Source code of charts:
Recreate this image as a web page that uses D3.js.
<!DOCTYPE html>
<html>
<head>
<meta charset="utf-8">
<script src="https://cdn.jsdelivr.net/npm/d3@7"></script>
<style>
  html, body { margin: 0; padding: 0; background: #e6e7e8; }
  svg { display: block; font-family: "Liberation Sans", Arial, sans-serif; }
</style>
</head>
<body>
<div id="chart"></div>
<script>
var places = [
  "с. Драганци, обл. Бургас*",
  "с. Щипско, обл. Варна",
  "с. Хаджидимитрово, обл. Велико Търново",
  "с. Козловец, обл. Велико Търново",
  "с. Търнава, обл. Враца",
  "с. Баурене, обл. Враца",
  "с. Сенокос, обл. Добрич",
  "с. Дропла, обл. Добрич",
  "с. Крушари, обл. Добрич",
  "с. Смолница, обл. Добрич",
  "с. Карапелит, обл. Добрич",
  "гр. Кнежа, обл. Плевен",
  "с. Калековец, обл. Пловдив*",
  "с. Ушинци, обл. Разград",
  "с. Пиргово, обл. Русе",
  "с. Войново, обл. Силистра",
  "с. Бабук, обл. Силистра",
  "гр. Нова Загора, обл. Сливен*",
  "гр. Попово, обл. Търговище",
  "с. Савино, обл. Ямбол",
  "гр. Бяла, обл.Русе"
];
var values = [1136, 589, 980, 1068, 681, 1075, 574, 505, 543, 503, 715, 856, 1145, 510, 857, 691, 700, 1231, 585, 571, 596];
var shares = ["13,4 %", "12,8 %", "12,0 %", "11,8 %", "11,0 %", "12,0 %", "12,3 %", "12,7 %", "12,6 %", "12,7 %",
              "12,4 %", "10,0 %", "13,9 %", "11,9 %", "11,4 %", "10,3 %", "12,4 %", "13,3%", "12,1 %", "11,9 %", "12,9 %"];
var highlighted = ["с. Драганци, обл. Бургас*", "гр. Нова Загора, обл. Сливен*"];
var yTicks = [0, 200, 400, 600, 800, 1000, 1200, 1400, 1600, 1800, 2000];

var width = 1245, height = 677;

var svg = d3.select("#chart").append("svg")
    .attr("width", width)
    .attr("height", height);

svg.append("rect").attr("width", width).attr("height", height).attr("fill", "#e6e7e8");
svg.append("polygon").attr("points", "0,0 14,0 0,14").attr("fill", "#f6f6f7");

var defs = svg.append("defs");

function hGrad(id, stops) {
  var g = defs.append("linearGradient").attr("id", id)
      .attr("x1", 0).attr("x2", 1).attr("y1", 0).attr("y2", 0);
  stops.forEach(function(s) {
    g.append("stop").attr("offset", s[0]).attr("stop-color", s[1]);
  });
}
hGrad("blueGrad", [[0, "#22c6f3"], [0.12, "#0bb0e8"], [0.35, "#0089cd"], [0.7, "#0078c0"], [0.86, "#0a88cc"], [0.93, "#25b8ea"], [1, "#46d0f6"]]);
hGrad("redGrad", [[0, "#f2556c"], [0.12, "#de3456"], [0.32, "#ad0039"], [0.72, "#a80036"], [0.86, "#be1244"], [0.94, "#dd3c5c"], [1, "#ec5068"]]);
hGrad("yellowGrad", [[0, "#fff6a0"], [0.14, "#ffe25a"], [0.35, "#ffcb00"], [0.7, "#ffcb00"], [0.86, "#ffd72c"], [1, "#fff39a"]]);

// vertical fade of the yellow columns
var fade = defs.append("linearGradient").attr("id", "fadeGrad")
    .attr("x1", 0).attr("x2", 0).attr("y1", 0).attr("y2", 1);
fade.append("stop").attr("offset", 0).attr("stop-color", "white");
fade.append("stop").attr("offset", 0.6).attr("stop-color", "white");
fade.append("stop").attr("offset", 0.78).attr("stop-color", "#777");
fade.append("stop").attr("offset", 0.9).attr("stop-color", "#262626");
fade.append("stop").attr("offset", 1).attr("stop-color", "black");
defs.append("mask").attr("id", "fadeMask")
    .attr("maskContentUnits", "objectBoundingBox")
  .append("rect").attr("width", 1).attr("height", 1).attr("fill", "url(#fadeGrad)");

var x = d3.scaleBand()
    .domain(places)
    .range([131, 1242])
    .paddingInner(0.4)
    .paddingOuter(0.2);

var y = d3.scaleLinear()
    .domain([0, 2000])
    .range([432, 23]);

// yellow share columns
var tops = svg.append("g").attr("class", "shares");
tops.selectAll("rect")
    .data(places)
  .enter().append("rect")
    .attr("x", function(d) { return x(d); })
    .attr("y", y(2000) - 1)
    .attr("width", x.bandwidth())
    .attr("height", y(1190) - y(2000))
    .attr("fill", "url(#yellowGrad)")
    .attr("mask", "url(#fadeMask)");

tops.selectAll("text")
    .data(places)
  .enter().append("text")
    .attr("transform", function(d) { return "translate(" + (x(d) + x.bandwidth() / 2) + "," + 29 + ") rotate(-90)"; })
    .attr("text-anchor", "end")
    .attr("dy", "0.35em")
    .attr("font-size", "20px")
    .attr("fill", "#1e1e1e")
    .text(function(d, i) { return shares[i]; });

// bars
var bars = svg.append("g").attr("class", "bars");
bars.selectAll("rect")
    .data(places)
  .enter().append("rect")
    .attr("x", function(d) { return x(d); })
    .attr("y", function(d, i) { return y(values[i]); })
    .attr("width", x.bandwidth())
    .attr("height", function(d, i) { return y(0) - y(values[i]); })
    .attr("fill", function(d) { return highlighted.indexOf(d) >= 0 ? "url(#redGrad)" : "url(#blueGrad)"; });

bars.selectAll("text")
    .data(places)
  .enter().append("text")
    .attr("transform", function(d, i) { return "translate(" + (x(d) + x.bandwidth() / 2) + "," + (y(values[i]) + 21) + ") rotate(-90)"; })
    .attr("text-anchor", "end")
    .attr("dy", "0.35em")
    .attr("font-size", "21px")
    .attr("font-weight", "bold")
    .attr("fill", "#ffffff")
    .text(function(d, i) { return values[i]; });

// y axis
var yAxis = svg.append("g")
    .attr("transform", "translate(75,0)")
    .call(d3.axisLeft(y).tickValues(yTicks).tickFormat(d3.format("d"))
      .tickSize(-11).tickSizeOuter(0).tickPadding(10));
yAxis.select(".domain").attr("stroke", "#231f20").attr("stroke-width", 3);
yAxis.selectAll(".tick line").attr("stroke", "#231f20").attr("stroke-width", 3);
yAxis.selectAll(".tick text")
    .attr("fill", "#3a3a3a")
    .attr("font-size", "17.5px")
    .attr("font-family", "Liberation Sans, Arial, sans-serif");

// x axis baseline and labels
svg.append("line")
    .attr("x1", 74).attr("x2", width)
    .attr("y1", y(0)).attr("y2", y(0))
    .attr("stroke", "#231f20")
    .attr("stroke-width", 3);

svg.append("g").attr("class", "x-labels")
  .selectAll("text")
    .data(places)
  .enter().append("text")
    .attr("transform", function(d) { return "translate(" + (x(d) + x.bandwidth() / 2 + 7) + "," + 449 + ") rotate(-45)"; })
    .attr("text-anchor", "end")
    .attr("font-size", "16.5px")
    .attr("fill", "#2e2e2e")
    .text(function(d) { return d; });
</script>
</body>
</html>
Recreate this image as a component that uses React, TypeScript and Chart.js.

Problem details >> Go through the entries above and pull out each line with "that" in it.

Output of the exercise >>
Recreate this image as a web page that uses D3.js.
Recreate this image as a component that uses React, TypeScript and Chart.js.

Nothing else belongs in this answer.